Inzwischen wächst parteiübergreifend die Erkenntnis, dass Korrekturen unumgänglich sind – sei es durch strengere Regulierung, neue Eigentumsformen oder vollständige Re-Kommunalisierung. Die Probleme von Thames Water und anderen privaten Wasserversorgern sind nicht bloß individuelles Missmanagement, sondern weisen auf systemische Konstruktionsfehler hin.
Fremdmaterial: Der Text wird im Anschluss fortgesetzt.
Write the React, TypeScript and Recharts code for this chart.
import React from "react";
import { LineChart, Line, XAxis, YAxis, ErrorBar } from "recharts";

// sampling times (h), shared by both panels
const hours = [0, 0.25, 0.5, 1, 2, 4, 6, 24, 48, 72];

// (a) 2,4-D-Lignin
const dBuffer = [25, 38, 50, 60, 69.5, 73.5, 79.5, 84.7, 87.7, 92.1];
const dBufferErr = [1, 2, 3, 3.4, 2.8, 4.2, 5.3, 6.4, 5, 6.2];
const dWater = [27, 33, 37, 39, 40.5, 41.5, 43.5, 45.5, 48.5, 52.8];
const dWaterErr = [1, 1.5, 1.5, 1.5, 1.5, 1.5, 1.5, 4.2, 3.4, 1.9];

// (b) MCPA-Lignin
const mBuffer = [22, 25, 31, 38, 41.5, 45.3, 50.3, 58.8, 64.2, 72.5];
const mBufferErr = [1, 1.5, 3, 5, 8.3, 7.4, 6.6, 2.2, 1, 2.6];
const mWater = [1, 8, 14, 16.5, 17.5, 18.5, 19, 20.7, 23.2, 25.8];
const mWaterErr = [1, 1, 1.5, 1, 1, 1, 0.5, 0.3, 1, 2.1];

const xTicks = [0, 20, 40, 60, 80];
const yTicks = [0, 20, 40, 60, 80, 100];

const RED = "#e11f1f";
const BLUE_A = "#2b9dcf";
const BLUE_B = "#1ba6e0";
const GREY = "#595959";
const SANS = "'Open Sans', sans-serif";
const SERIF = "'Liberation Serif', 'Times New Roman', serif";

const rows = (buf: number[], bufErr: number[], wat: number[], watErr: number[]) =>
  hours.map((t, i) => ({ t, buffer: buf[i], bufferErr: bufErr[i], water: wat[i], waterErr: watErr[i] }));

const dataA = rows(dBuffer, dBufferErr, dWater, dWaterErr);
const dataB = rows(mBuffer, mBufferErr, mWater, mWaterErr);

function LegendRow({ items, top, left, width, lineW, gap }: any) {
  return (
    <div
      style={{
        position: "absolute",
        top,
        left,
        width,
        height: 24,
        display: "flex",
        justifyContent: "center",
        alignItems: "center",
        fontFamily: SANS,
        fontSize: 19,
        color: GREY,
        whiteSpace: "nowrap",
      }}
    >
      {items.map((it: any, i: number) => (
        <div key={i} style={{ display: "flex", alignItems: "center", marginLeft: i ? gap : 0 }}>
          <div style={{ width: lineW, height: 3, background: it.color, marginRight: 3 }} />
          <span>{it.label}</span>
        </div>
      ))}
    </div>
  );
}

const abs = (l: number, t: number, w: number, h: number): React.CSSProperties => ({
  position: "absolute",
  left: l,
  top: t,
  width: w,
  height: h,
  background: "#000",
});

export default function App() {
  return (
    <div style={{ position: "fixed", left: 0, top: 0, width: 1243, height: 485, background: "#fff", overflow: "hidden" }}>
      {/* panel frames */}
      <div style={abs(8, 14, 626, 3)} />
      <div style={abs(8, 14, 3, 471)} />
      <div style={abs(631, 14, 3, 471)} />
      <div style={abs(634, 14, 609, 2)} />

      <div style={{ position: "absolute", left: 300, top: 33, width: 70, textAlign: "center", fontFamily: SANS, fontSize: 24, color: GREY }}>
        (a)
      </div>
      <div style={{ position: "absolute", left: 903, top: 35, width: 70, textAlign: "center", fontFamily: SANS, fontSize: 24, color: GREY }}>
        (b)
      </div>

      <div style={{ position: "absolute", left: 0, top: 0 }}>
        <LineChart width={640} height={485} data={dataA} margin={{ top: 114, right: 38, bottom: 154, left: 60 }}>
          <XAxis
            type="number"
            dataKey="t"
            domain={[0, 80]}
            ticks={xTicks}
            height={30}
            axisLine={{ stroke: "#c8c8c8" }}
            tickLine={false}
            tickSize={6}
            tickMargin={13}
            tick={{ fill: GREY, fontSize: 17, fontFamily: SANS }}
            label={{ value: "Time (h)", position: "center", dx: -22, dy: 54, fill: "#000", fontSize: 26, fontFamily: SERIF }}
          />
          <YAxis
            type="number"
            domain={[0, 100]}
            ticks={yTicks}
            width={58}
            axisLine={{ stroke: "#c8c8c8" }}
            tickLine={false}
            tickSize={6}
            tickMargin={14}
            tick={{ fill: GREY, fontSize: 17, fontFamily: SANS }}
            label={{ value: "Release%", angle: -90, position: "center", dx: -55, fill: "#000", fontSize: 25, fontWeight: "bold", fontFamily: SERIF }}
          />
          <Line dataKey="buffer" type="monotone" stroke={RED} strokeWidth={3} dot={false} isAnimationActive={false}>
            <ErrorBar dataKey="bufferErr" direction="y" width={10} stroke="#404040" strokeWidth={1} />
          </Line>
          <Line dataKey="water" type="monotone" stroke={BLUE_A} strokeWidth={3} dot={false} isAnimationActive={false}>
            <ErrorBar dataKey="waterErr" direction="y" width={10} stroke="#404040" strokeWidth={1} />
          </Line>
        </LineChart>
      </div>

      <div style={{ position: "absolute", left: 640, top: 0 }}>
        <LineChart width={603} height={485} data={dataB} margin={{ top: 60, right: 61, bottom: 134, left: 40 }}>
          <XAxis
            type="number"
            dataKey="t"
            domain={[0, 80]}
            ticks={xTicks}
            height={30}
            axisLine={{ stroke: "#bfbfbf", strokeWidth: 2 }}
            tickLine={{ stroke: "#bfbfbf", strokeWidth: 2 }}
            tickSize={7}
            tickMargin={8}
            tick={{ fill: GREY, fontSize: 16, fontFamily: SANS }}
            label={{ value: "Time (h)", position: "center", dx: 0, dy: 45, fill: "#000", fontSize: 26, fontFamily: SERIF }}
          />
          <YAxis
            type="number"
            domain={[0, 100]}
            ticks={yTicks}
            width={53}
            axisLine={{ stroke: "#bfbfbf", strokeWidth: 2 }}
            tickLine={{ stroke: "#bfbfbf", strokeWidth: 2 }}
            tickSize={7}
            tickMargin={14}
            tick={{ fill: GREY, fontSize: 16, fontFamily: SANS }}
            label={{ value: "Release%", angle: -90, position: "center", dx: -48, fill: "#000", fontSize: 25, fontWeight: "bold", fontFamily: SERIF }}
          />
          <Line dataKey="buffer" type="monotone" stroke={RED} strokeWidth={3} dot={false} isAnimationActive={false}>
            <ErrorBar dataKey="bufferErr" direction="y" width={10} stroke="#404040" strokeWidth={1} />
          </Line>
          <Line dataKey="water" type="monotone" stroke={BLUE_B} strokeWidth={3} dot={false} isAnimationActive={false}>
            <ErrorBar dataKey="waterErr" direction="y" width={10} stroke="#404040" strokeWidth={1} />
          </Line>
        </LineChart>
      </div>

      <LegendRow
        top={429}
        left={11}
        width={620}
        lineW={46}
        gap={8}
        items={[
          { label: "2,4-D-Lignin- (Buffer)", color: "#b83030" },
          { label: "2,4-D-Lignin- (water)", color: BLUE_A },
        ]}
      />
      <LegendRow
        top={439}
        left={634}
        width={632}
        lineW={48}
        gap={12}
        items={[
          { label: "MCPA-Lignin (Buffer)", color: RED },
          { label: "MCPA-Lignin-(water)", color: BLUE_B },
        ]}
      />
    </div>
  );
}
Es spricht vieles dafür, dass diese Fehler unter öffentlicher Führung in dieser Form nicht aufgetreten wären, auch wenn staatliche Betriebe natürlich ihre eigenen Risiken bergen.

Letztlich ist die Wasserversorgung ein natürliches Monopol und ein essenzielles öffentliches Gut, bei dem die Mechanismen des freien Marktes nur eingeschränkt greifen. Die Krise von Thames Water zeigt exemplarisch, dass die Privatisierung ohne ausreichende Leitplanken zu Ergebnissen führen kann, die weder wirtschaftlich nachhaltig noch gesellschaftlich akzeptabel sind. Die Lehre daraus könnte sein, dass strukturierte öffentliche Verantwortung – ob durch starke Regulierung oder öffentliches Eigentum – für die Wasserwirtschaft notwendig ist, um zugleich Investitionen, Umweltschutz und Kundeninteressen langfristig in Einklang zu bringen.
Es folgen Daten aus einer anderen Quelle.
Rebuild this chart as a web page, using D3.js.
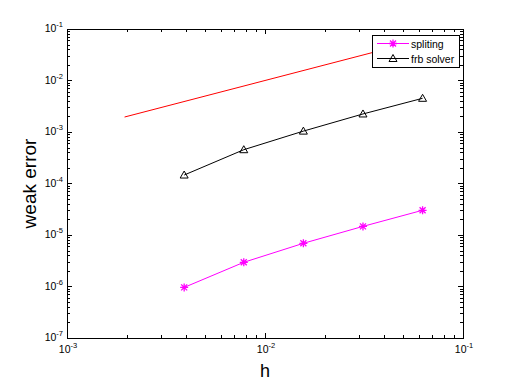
<!DOCTYPE html>
<html><head><meta charset="utf-8">
<script src="https://cdn.jsdelivr.net/npm/d3@7/dist/d3.min.js"></script>
<style>body{margin:0;background:#fff}svg{display:block}text{font-family:"Liberation Sans",Arial,sans-serif}</style>
</head><body>
<svg id="c" width="512" height="384"></svg>
<script>
const hValues = [1/256, 1/128, 1/64, 1/32, 1/16];
const splitingErr = [9.6e-7, 2.95e-6, 6.9e-6, 1.47e-5, 3.02e-5];
const frbErr = [1.46e-4, 4.53e-4, 1.04e-3, 2.24e-3, 4.51e-3];
const refH = [1/512, 1/16];
const refErr = [1/512, 1/16];
const xTickExps = [-3, -2, -1];
const yTickExps = [-7, -6, -5, -4, -3, -2, -1];
const legendLabels = ["spliting", "frb solver"];

const svg = d3.select("#c");
const L = 67, R = 463, T = 29, B = 338;
const x = d3.scaleLog().domain([1e-3, 1e-1]).range([L, R]);
const y = d3.scaleLog().domain([1e-7, 1e-1]).range([B, T]);

svg.append("rect").attr("width",512).attr("height",384).attr("fill","#fff");

const g = svg.append("g").attr("stroke","#000").attr("stroke-width",1).attr("shape-rendering","crispEdges");
function minorVals(lo, hi){ const v=[]; for(let e=lo;e<hi;e++){ for(let m=2;m<=9;m++) v.push(m*Math.pow(10,e)); } return v; }
const xMinor = minorVals(-3,-1), yMinor = minorVals(-7,-1);
const px = v => Math.round(v)+0.5;
xMinor.forEach(v=>{ const xx=px(x(v));
  g.append("line").attr("x1",xx).attr("x2",xx).attr("y1",B).attr("y2",B-3);
  g.append("line").attr("x1",xx).attr("x2",xx).attr("y1",T).attr("y2",T+3);
});
xTickExps.forEach(e=>{ const xx=px(x(Math.pow(10,e)));
  g.append("line").attr("x1",xx).attr("x2",xx).attr("y1",B).attr("y2",B-5);
  g.append("line").attr("x1",xx).attr("x2",xx).attr("y1",T).attr("y2",T+5);
});
yMinor.forEach(v=>{ const yy=px(y(v));
  g.append("line").attr("x1",L).attr("x2",L+3).attr("y1",yy).attr("y2",yy);
  g.append("line").attr("x1",R).attr("x2",R-3).attr("y1",yy).attr("y2",yy);
});
yTickExps.forEach(e=>{ const yy=px(y(Math.pow(10,e)));
  g.append("line").attr("x1",L).attr("x2",L+5).attr("y1",yy).attr("y2",yy);
  g.append("line").attr("x1",R).attr("x2",R-5).attr("y1",yy).attr("y2",yy);
});
g.append("rect").attr("x",px(L)).attr("y",px(T)).attr("width",Math.round(R)-Math.round(L)).attr("height",Math.round(B)-Math.round(T)).attr("fill","none");

xTickExps.forEach(e=>{
  const t = svg.append("text").attr("x",x(Math.pow(10,e))+1).attr("y",B+15).attr("text-anchor","middle").attr("font-size",10.5);
  t.append("tspan").text("10");
  t.append("tspan").attr("font-size",7.5).attr("dy",-5).text(String(e));
});
yTickExps.forEach(e=>{
  const t = svg.append("text").attr("x",L-4).attr("y",y(Math.pow(10,e))+3).attr("text-anchor","end").attr("font-size",10.5);
  t.append("tspan").text("10");
  t.append("tspan").attr("font-size",7.5).attr("dy",-5).text(String(e));
});

svg.append("text").attr("x",(L+R)/2).attr("y",377).attr("text-anchor","middle").attr("font-size",18).text("h");
svg.append("text").attr("transform",`translate(36,${(T+B)/2}) rotate(-90)`).attr("text-anchor","middle").attr("font-size",19).text("weak error");

const line = d3.line().x(d=>x(d[0])).y(d=>y(d[1]));
svg.append("path").datum(refH.map((h,i)=>[h,refErr[i]])).attr("d",line).attr("fill","none").attr("stroke","#ff0000").attr("stroke-width",1);
svg.append("path").datum(hValues.map((h,i)=>[h,frbErr[i]])).attr("d",line).attr("fill","none").attr("stroke","#000").attr("stroke-width",1);
svg.append("path").datum(hValues.map((h,i)=>[h,splitingErr[i]])).attr("d",line).attr("fill","none").attr("stroke","#ff00ff").attr("stroke-width",1);

function triangle(sel, cx, cy){
  sel.append("path").attr("d",`M${cx},${cy-4}L${cx+4},${cy+3}L${cx-4},${cy+3}Z`).attr("fill","none").attr("stroke","#000").attr("stroke-width",1);
}
function star(sel, cx, cy){
  const s=4, d=3;
  sel.append("path").attr("d",`M${cx-s},${cy}L${cx+s},${cy}M${cx},${cy-s}L${cx},${cy+s}M${cx-d},${cy-d}L${cx+d},${cy+d}M${cx-d},${cy+d}L${cx+d},${cy-d}`)
    .attr("stroke","#ff00ff").attr("stroke-width",1.3).attr("fill","none");
}
hValues.forEach((h,i)=>{ triangle(svg, x(h), y(frbErr[i])); star(svg, x(h), y(splitingErr[i])); });

const lg = svg.append("g");
lg.append("rect").attr("x",372.5).attr("y",35.5).attr("width",87).attr("height",32).attr("fill","#fff").attr("stroke","#000").attr("shape-rendering","crispEdges");
const ly = [43.5, 58.5];
lg.append("line").attr("x1",377).attr("x2",409).attr("y1",ly[0]).attr("y2",ly[0]).attr("stroke","#ff00ff");
star(lg, 393, ly[0]);
lg.append("line").attr("x1",377).attr("x2",409).attr("y1",ly[1]).attr("y2",ly[1]).attr("stroke","#000");
triangle(lg, 393, ly[1]);
legendLabels.forEach((t,i)=>{
  lg.append("text").attr("x",411).attr("y",ly[i]+4).attr("font-size",10.5).text(t);
});
</script>
</body></html>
Differenziert betrachtet mag die Privatisierung also nicht alleiniger Ursprung jeder Herausforderung sein, aber sie hat ein System geformt, in dem sich Probleme potenziert haben, die in gemeinwohlorientierten Strukturen zumindest abgemildert würden. Die aktuellen Debatten um Re-Kommunalisierung und Reform signalisieren, dass ein Kurswechsel erwogen wird, um die strukturellen Weichen anders zu stellen – im Sinne einer zukunftsfähigen, transparenten und bürgerorientierten Wasserwirtschaft.
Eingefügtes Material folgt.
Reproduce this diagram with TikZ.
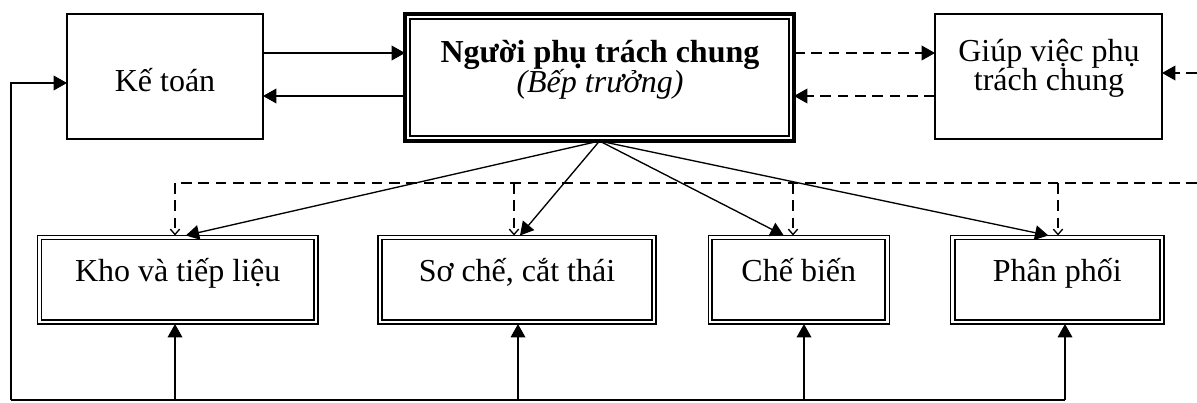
\documentclass[tikz,border=0pt]{standalone}
\usepackage{fontspec}
\setmainfont{Liberation Serif}
\usetikzlibrary{arrows.meta,calc}
\begin{document}
\begin{tikzpicture}[x=0.75pt,y=-0.75pt,
  txt/.style={font=\fontsize{24}{28}\selectfont, inner sep=0pt, anchor=base},
  plainbox/.style={draw, line width=1pt, outer sep=0pt, inner sep=0pt},
  mainbox/.style={draw, line width=3pt, outer sep=0pt, inner sep=0pt},
  subbox/.style={draw, line width=0.8pt, outer sep=0pt, inner sep=0pt, minimum height=66.4pt},
  tri/.tip={Triangle[length=10pt,width=11pt]},
  arr/.style={line width=1pt, -tri},
  dsh/.style={line width=1pt, dash pattern=on 8pt off 5pt},
  darr/.style={dsh, -tri},
  barb/.style={dsh, -{Straight Barb[length=4pt,width=7pt]}},
  ln/.style={line width=1pt}]
\useasboundingbox (0,0) rectangle (1197,403);

% boxes
\node[plainbox, minimum width=147pt, minimum height=93.75pt] (ketoan) at (165,76.5) {};
\node[mainbox, minimum width=291.75pt, minimum height=95.25pt] (main) at (599.5,77.5) {};
\draw[line width=0.9pt] ($(main.south west)+(5,-5)$) rectangle ($(main.north east)+(-5,5)$);
\node[plainbox, minimum width=170.25pt, minimum height=93.75pt] (giup) at (1048.5,76.5) {};

\node[subbox, minimum width=210.4pt] (kho) at (177.75,279.75) {};
\node[subbox, minimum width=208.5pt] (soche) at (517,279.75) {};
\node[subbox, minimum width=135.75pt] (chebien) at (798.8,279.75) {};
\node[subbox, minimum width=160pt] (phanphoi) at (1057.35,279.75) {};
\foreach \n in {kho,soche,chebien,phanphoi}
  \draw[line width=1.3pt] ($(\n.south west)+(4,-4)$) rectangle ($(\n.north east)+(-4,4)$);

% texts
\node[txt] (tketoan) at (165,91.7) {Kế toán};
\node[txt] (tmain1) at (600,63) {\bfseries Người phụ trách chung};
\node[txt] (tmain2) at (600,93) {\itshape (Bếp trưởng)};
\node[txt] (tgiup1) at (1049,62) {Giúp việc phụ};
\node[txt] (tgiup2) at (1049,91) {trách chung};
\node[txt] (tkho) at (177.75,281) {Kho và tiếp liệu};
\node[txt] (tsoche) at (517,281) {Sơ chế, cắt thái};
\node[txt] (tchebien) at (798.8,281) {Chế biến};
\node[txt] (tphanphoi) at (1057.35,281) {Phân phối};

% top connectors
\coordinate (k1) at ($(ketoan.east)+(0,-23.5)$);
\coordinate (k2) at ($(ketoan.east)+(0,19.5)$);
\draw[arr] (k1) -- (k1 -| main.west);
\draw[arr] (k2 -| main.west) -- (k2);
\coordinate (g1) at ($(giup.west)+(0,-23.5)$);
\coordinate (g2) at ($(giup.west)+(0,19.5)$);
\draw[darr] (g1 -| main.east) -- (g1);
\draw[darr] (g2) -- (g2 -| main.east);
\coordinate (rin) at (1197,73);
\draw[darr] (rin) -- (rin -| giup.east);

% dashed bus
\coordinate (busR) at (1197,183);
\coordinate (d1) at (175,183);
\coordinate (d2) at (514,183);
\coordinate (d3) at (793,183);
\coordinate (d4) at (1058,183);
\draw[dsh] (busR) -- (d1);
\foreach \c/\n in {d1/kho,d2/soche,d3/chebien,d4/phanphoi}
  \draw[barb] (\c) -- (\c |- \n.north);

% fan
\draw[arr] (main.south) -- ($(kho.north)+(8,0)$);
\draw[arr] (main.south) -- ($(soche.north)+(3,0)$);
\draw[arr] (main.south) -- ($(chebien.north)+(-15,0)$);
\draw[arr] (main.south) -- ($(phanphoi.north)+(-9,0)$);

% bottom loop
\coordinate (bl) at (11,400);
\coordinate (b1) at (175,400);
\coordinate (b2) at (518,400);
\coordinate (b3) at (804,400);
\coordinate (b4) at (1065,400);
\draw[ln] (b4) -- (bl);
\draw[arr] (bl) |- ($(ketoan.west)+(0,6.5)$);
\foreach \c/\n in {b1/kho,b2/soche,b3/chebien,b4/phanphoi}
  \draw[arr] (\c) -- (\c |- \n.south);
\end{tikzpicture}
\end{document}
Quellen: Die Analyse stützt sich auf Berichte aus Wirtschafts- und Fachpresse (u.a. The Guardian, Reuters, Bloomberg), Veröffentlichungen der Regulierungsbehörde Ofwat und des Branchenverbands Water UK, sowie Studien und Einschätzungen von Forschungseinrichtungen (University of Greenwich) und Think-Tanks (z.B. Common Wealth). Diese vielfältigen Quellen zeichnen ein konsistentes Bild der Entwicklungen und Probleme bei Thames Water seit der Privatisierung, das in vorstehendem Bericht zusammengefasst wurde. Sämtliche Daten und Zitate sind den angegebenen Quellen entnommen und belegt.